Riceviamo
dalla nostra freelance Cleopatra e integralmente pubblichiamo
"Le
mie dimissioni sono vere, ma non lascio la politica", scrive Matteo
Renzi su Facebook.
Anche
il NO del 60% degli italiani è vero, anzi verissimo. In un paese normale, una
sonora sconfitta come quella del 4 dicembre avrebbe indotto una persona di buon
senso a ritirarsi quantomeno a vita privata. Non Pinocchio Matteo, arrogante
persino nel discorso di commiato, dopo l'exit-poll del referendum
costituzionale. Una clamorosa quanto dirompente bocciatura allo scardinamento
della Costituzione e all'azione di governo avrebbe auspicabilmente dovuto
imporre una pausa di riflessione al partito di maggioranza.
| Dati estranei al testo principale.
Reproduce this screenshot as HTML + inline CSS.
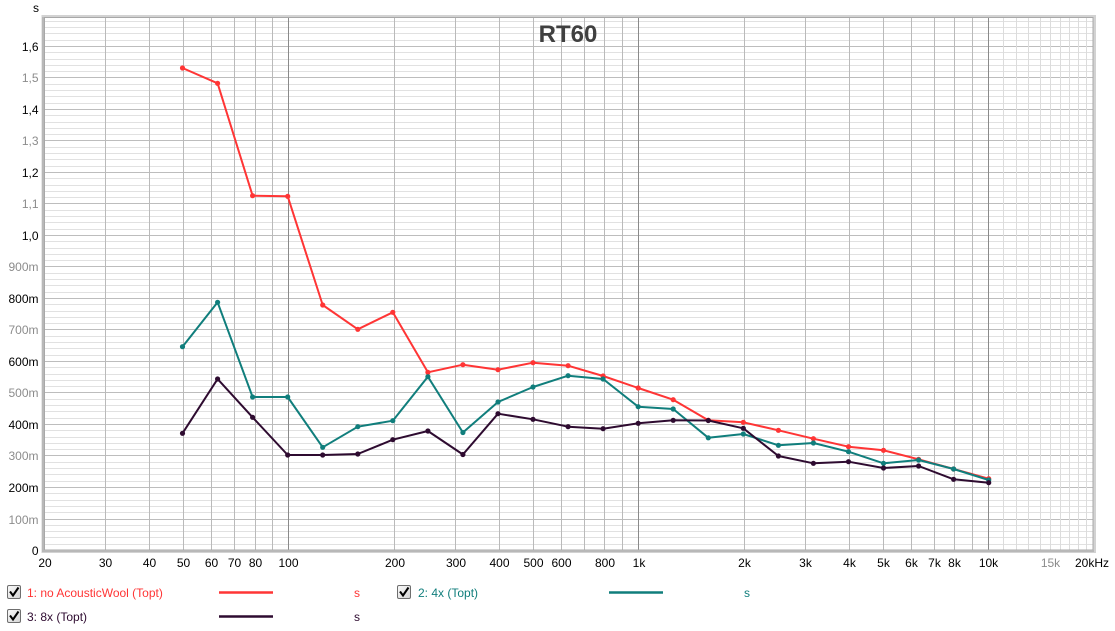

Invece, si è visto
poco o nulla. Passata la buriana, è iniziato il toto - nomi sul successore del
Principe di Rignano. Eredità scomoda, certo. Fatto sta che il nostro Matteo, in
un modo o nell'altro, continuerà a calcare la scena politica italiana.
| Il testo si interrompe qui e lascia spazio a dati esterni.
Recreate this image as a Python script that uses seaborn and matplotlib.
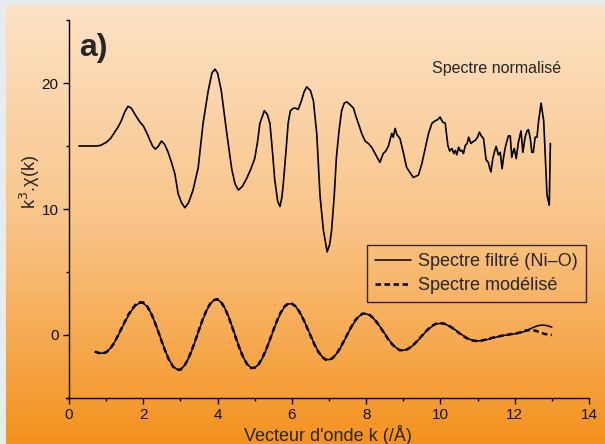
import numpy as np
import pandas as pd
import matplotlib
matplotlib.use("Agg")
import matplotlib.pyplot as plt
from matplotlib.lines import Line2D
from matplotlib.colors import LinearSegmentedColormap
from matplotlib.ticker import MultipleLocator
import seaborn as sns

# Normalised EXAFS spectrum k^3.chi(k), shifted by +15
k_norm = [0.27, 0.5, 0.74, 0.85, 1.01, 1.12, 1.23, 1.32, 1.41, 1.5, 1.59, 1.68, 1.8, 1.91,
          2.0, 2.1, 2.18, 2.26, 2.33, 2.41, 2.49, 2.58, 2.67, 2.76, 2.85, 2.94, 3.03, 3.12,
          3.22, 3.34, 3.48, 3.61, 3.75, 3.85, 3.93, 4.0, 4.1, 4.24, 4.38, 4.47, 4.56, 4.67,
          4.78, 4.9, 5.0, 5.08, 5.14, 5.26, 5.34, 5.41, 5.48, 5.54, 5.62, 5.68, 5.73, 5.77,
          5.84, 5.9, 5.96, 6.04, 6.1, 6.17, 6.26, 6.33, 6.4, 6.5, 6.58, 6.67, 6.76, 6.85,
          6.95, 7.02, 7.07, 7.14, 7.2, 7.27, 7.34, 7.41, 7.48, 7.56, 7.66, 7.72, 7.79, 7.88,
          7.97, 8.06, 8.15, 8.26, 8.37, 8.46, 8.53, 8.6, 8.69, 8.73, 8.78, 8.83, 8.91, 9.0,
          9.09, 9.18, 9.27, 9.34, 9.41, 9.5, 9.59, 9.68, 9.77, 9.86, 9.93, 9.99, 10.06, 10.13,
          10.2, 10.25, 10.31, 10.36, 10.4, 10.44, 10.49, 10.54, 10.58, 10.62, 10.67, 10.72,
          10.76, 10.82, 10.88, 10.94, 11.0, 11.05, 11.1, 11.16, 11.23, 11.29, 11.33, 11.36,
          11.41, 11.46, 11.5, 11.56, 11.61, 11.66, 11.7, 11.74, 11.79, 11.83, 11.88, 11.92,
          11.96, 11.99, 12.04, 12.1, 12.17, 12.22, 12.28, 12.33, 12.37, 12.42, 12.46, 12.5,
          12.55, 12.6, 12.64, 12.71, 12.78, 12.84, 12.87, 12.93, 12.96]
chi_norm = [15.0, 15.0, 15.0, 15.05, 15.3, 15.6, 16.1, 16.5, 17.0, 17.7, 18.15, 18.0, 17.4, 16.9,
            16.6, 16.0, 15.45, 14.95, 14.75, 15.0, 15.4, 15.1, 14.5, 13.7, 12.8, 11.2, 10.5, 10.1,
            10.5, 11.5, 13.3, 16.8, 19.4, 20.8, 21.1, 20.8, 19.4, 16.2, 13.2, 12.0, 11.5, 11.8,
            12.4, 13.2, 14.0, 15.4, 16.8, 17.8, 17.5, 16.8, 14.5, 12.3, 10.6, 10.2, 10.9, 12.0,
            14.5, 16.8, 17.8, 18.0, 18.0, 17.9, 18.6, 19.3, 19.7, 19.4, 18.6, 16.0, 11.0, 8.3,
            6.6, 7.2, 8.3, 11.0, 14.1, 16.2, 17.8, 18.4, 18.5, 18.3, 18.0, 17.4, 16.8, 16.0,
            15.4, 15.2, 14.9, 14.3, 13.7, 14.4, 14.6, 15.0, 16.0, 15.7, 16.4, 15.9, 15.6, 14.5,
            13.3, 12.9, 12.5, 12.6, 12.7, 13.6, 14.8, 16.0, 16.8, 17.0, 17.1, 17.3, 16.9, 16.8,
            15.05, 14.6, 14.8, 14.4, 14.65, 14.3, 14.9, 14.6, 14.65, 14.4, 15.05, 15.2,
            15.7, 15.2, 15.35, 15.45, 15.7, 16.1, 15.8, 15.6, 13.9, 13.7, 13.2, 12.95,
            14.0, 14.6, 14.97, 14.3, 14.5, 13.2, 14.1, 14.8, 15.4, 15.8, 15.8, 14.1,
            14.6, 14.8, 14.0, 15.3, 16.2, 14.5, 15.7, 16.2, 16.3, 15.6, 14.5, 14.5,
            15.7, 15.7, 16.9, 18.4, 17.0, 13.1, 11.1, 10.3, 15.2]

# Fourier-filtered Ni-O shell and its fitted model, sampled every 0.1 from k = 0.7
chi_filtre = [-1.35, -1.42, -1.45, -1.36, -1.10, -0.70, -0.18, 0.40, 0.99, 1.55, 2.01, 2.35, 2.53,
              2.52, 2.26, 1.78, 1.10, 0.31, -0.51, -1.30, -1.98, -2.46, -2.72,
              -2.72, -2.46, -1.96, -1.28, -0.48, 0.38, 1.20, 1.91, 2.45, 2.75,
              2.81, 2.59, 2.11, 1.43, 0.62, -0.25, -1.09, -1.80, -2.32, -2.60,
              -2.60, -2.35, -1.88, -1.23, -0.47, 0.34, 1.10, 1.75, 2.22, 2.47,
              2.47, 2.27, 1.87, 1.32, 0.68, 0.00, -0.67, -1.24, -1.67, -1.92,
              -1.96, -1.82, -1.50, -1.06, -0.51, 0.06, 0.62, 1.10, 1.46, 1.66,
              1.68, 1.56, 1.31, 0.97, 0.55, 0.11, -0.33, -0.70, -0.99, -1.17,
              -1.21, -1.14, -0.97, -0.72, -0.42, -0.10, 0.23, 0.51, 0.74, 0.88,
              0.92, 0.88, 0.77, 0.61, 0.41, 0.19, -0.02, -0.21, -0.36, -0.45,
              -0.47, -0.45, -0.40, -0.33, -0.25, -0.17, -0.10, -0.04, 0.01, 0.05,
              0.09, 0.14, 0.22, 0.33, 0.46, 0.60, 0.72, 0.78, 0.78, 0.72, 0.62]
chi_modele = [-1.33, -1.42, -1.46, -1.38, -1.12, -0.70, -0.16, 0.44, 1.04, 1.60, 2.07, 2.42, 2.60,
              2.58, 2.30, 1.80, 1.10, 0.30, -0.54, -1.34, -2.02, -2.50, -2.76,
              -2.76, -2.48, -1.96, -1.26, -0.44, 0.42, 1.24, 1.95, 2.48, 2.78,
              2.84, 2.60, 2.10, 1.41, 0.58, -0.29, -1.13, -1.83, -2.34, -2.62,
              -2.60, -2.34, -1.86, -1.20, -0.44, 0.37, 1.13, 1.78, 2.25, 2.50,
              2.49, 2.28, 1.86, 1.30, 0.65, -0.03, -0.70, -1.27, -1.70, -1.95,
              -1.98, -1.83, -1.50, -1.04, -0.48, 0.09, 0.65, 1.13, 1.49, 1.69,
              1.71, 1.58, 1.32, 0.96, 0.53, 0.08, -0.36, -0.73, -1.02, -1.20,
              -1.23, -1.15, -0.96, -0.70, -0.39, -0.06, 0.27, 0.55, 0.78, 0.92,
              0.95, 0.90, 0.78, 0.60, 0.39, 0.16, -0.05, -0.24, -0.38, -0.46,
              -0.47, -0.44, -0.38, -0.30, -0.22, -0.15, -0.09, -0.03, 0.02, 0.07,
              0.11, 0.17, 0.26, 0.35, 0.40, 0.38, 0.30, 0.19, 0.09, 0.03, 0.00]
k_fit = np.round(0.7 + 0.1 * np.arange(len(chi_filtre)), 1)

x_ticks = [0, 2, 4, 6, 8, 10, 12, 14]
y_ticks = [0, 10, 20]

sns.set_style("ticks")
plt.rcParams["font.family"] = ["Liberation Sans", "DejaVu Sans"]

fig = plt.figure(figsize=(6.05, 4.44), dpi=100)
fig.patch.set_facecolor("#e9ecec")

# peach-to-orange gradient panel behind the plot
bg = fig.add_axes([6 / 605, 0, 599 / 605, 439 / 444], zorder=-10)
cmap = LinearSegmentedColormap.from_list("peach", ["#fde2c6", "#f9c488", "#f4921e"])
bg.imshow(np.linspace(0, 1, 256).reshape(-1, 1), aspect="auto", cmap=cmap,
          extent=[0, 1, 0, 1], origin="upper")
bg.set_axis_off()

ax = fig.add_axes([66 / 605, 1 - 398 / 444, (589 - 66) / 605, (398 - 20) / 444])
ax.set_facecolor("none")

df_norm = pd.DataFrame({"k": k_norm, "chi": chi_norm})
df_fit = pd.DataFrame({"k": k_fit, "filtre": chi_filtre, "modele": chi_modele})

sns.lineplot(data=df_norm, x="k", y="chi", ax=ax, color="black", lw=1.2,
             sort=False, estimator=None)
sns.lineplot(data=df_fit, x="k", y="modele", ax=ax, color="black", lw=1.8,
             linestyle=(0, (2.2, 1.4)), sort=False, estimator=None)
sns.lineplot(data=df_fit, x="k", y="filtre", ax=ax, color="black", lw=1.1,
             sort=False, estimator=None)

ax.set_xlim(-0.08, 14)
ax.set_ylim(-5, 25)
ax.spines["left"].set_position(("data", 0))
ax.spines["left"].set_bounds(-5, 25)
sns.despine(ax=ax)
for s in ("left", "bottom"):
    ax.spines[s].set_linewidth(1.0)
    ax.spines[s].set_color("black")

ax.set_xticks(x_ticks)
ax.set_yticks(y_ticks)
ax.xaxis.set_minor_locator(MultipleLocator(1))
ax.yaxis.set_minor_locator(MultipleLocator(5))
ax.tick_params(which="major", direction="out", length=4.5, width=1.0, color="black",
               labelsize=11, pad=3, labelcolor="#111111")
ax.tick_params(which="minor", direction="out", length=2.5, width=1.0, color="black")

ax.set_xlabel("Vecteur d'onde k (/Å)", fontsize=13, labelpad=2)
ax.set_ylabel("k$^3$.χ(k)", fontsize=13)
ax.yaxis.set_label_coords(-0.045, 0.571)

ax.text(0.025, 0.925, "a)", transform=ax.transAxes, fontsize=23, fontweight="bold",
        va="center", ha="left")
ax.text(0.7, 0.872, "Spectre normalisé", transform=ax.transAxes, fontsize=11.5,
        va="center", ha="left")

handles = [Line2D([], [], color="black", lw=1.1),
           Line2D([], [], color="black", lw=1.8, linestyle=(0, (2.2, 1.4)))]
leg = ax.legend(handles, ["Spectre filtré (Ni–O)", "Spectre modélisé"],
                loc="upper right", bbox_to_anchor=(0.994, 0.405), borderaxespad=0,
                fontsize=13, frameon=True, fancybox=False, handlelength=2.0,
                handletextpad=0.4, borderpad=0.45, labelspacing=0.4)
frame = leg.get_frame()
frame.set_facecolor("none")
frame.set_edgecolor("black")
frame.set_linewidth(1.0)

fig.savefig("out.png", dpi=100)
Tradotto: resterà attaccato alla poltrona come un politico della prima Repubblica
che si rispetti. Idem per il "giglio magico", Fatina Boschi compresa.
Il
PD intanto, incurante della debacle referendaria, si muove in un clima
avvelenato da scontri tra correnti rivali in attesa del congresso, mentre la
sparuta minoranza democratica seguita a vivere da separata in casa. E nel
frattempo la frattura con il mondo reale si fa sempre più insanabile, senza che
la cosa li turbi più di tanto. 18 milioni di italiani hanno votato NO? Problemi
loro, anzi nostri. Domenica scorsa, la gente ha lanciato un messaggio forte e
chiaro, eppure il gioco delle tre carte prosegue. Il turn over degli inquilini
a Palazzo Chigi continua senza ritegno e, piccolo particolare, senza alcuna
ratifica popolare. Fuori Berlusconi (l'ultimo Premier eletto dagli italiani),
dentro Monti. Via Monti, dentro Letta. Defenestrato Letta, si insedia Renzi.
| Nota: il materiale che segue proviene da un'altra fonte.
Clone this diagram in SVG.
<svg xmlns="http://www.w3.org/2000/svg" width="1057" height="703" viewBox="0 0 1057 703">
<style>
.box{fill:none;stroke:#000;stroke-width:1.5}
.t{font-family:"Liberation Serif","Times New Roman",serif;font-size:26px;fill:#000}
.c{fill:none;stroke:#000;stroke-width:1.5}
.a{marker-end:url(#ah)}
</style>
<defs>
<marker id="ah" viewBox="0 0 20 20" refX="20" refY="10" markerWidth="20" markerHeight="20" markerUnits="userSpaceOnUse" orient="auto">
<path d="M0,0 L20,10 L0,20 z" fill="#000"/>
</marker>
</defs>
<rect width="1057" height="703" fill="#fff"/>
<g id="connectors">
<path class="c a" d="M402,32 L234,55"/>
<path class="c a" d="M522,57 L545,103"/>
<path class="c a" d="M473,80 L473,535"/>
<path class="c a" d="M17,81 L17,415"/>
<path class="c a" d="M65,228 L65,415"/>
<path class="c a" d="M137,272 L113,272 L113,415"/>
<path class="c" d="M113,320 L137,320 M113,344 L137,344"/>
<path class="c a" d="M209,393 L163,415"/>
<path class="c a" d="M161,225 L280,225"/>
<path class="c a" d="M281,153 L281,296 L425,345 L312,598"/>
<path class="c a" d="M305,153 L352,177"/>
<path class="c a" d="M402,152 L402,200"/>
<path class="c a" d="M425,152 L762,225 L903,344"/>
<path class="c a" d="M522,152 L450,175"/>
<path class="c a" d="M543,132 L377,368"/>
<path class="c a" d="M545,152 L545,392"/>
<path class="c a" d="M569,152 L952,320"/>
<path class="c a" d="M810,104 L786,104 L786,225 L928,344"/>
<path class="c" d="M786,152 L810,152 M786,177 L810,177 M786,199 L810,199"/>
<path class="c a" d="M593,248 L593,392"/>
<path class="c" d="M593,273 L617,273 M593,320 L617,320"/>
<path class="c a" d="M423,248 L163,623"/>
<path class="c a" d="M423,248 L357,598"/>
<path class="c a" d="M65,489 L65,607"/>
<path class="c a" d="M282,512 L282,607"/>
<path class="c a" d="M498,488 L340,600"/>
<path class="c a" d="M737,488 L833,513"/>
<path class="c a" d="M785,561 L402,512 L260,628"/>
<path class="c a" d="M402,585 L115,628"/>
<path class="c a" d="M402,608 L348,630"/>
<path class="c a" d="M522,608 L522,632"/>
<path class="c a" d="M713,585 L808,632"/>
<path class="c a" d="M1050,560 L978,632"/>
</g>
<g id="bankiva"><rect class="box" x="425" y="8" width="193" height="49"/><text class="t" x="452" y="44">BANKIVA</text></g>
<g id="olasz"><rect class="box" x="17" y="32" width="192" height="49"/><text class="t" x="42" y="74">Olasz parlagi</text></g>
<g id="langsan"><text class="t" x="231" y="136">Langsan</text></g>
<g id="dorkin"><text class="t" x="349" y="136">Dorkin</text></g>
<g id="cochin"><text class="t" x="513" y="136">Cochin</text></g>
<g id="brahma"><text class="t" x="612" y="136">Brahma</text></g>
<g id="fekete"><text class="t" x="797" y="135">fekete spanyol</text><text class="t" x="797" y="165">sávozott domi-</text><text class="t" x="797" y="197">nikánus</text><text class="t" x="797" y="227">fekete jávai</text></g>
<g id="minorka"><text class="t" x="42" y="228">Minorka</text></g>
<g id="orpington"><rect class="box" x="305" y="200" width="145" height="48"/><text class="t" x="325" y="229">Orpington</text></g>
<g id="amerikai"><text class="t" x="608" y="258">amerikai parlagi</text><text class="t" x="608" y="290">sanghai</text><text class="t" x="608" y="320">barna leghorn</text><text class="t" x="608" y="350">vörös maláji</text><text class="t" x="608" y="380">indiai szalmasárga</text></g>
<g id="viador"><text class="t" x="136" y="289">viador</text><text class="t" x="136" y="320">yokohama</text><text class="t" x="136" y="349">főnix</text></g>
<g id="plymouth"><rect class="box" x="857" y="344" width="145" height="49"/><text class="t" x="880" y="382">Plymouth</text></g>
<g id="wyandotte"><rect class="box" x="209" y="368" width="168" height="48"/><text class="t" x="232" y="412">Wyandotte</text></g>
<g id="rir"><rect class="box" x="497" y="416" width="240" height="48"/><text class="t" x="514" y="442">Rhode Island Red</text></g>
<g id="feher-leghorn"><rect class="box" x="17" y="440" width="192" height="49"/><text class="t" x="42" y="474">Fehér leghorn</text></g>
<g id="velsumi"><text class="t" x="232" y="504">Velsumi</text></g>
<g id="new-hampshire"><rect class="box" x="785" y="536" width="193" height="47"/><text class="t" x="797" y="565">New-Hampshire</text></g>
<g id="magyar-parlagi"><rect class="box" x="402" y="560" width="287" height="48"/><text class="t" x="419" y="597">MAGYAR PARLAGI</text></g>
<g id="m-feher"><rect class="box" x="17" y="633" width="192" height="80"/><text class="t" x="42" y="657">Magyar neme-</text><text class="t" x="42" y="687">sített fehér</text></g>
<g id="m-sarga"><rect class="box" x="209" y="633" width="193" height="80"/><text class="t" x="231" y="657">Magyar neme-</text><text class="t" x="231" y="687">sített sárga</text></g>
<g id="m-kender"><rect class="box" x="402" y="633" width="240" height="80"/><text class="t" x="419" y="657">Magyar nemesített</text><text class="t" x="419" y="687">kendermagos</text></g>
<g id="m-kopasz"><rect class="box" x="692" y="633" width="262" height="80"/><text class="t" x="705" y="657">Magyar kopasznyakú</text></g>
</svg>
Lascia Renzi, entra Gentiloni, anzi, Renzi travestito da Gentiloni. Sergio
Mattarella come Giorgio Napolitano, dunque. Un file rouge li accomuna: bando a
elezioni, per carità. E' il solito teatrino, insomma: ora ci raccontano che si
deve attendere la sentenza della Consulta sull'Italicum a fine gennaio, che
incombono gli impegni internazionali e che si teme possa esplodere il bubbone
delle banche, Monte dei Paschi in testa. Manca solo il fantasma Formaggino.
Altro che governo ad interim, riforma elettorale e voto subito. Parole, parole,
parole. Cambiano gli attori, ma il film è sempre lo stesso.
Cleopatra,
lunedì 12/12/2016
P.S.
Il Meglio del Peggio vi dà appuntamento a gennaio. Buone Feste a tutti.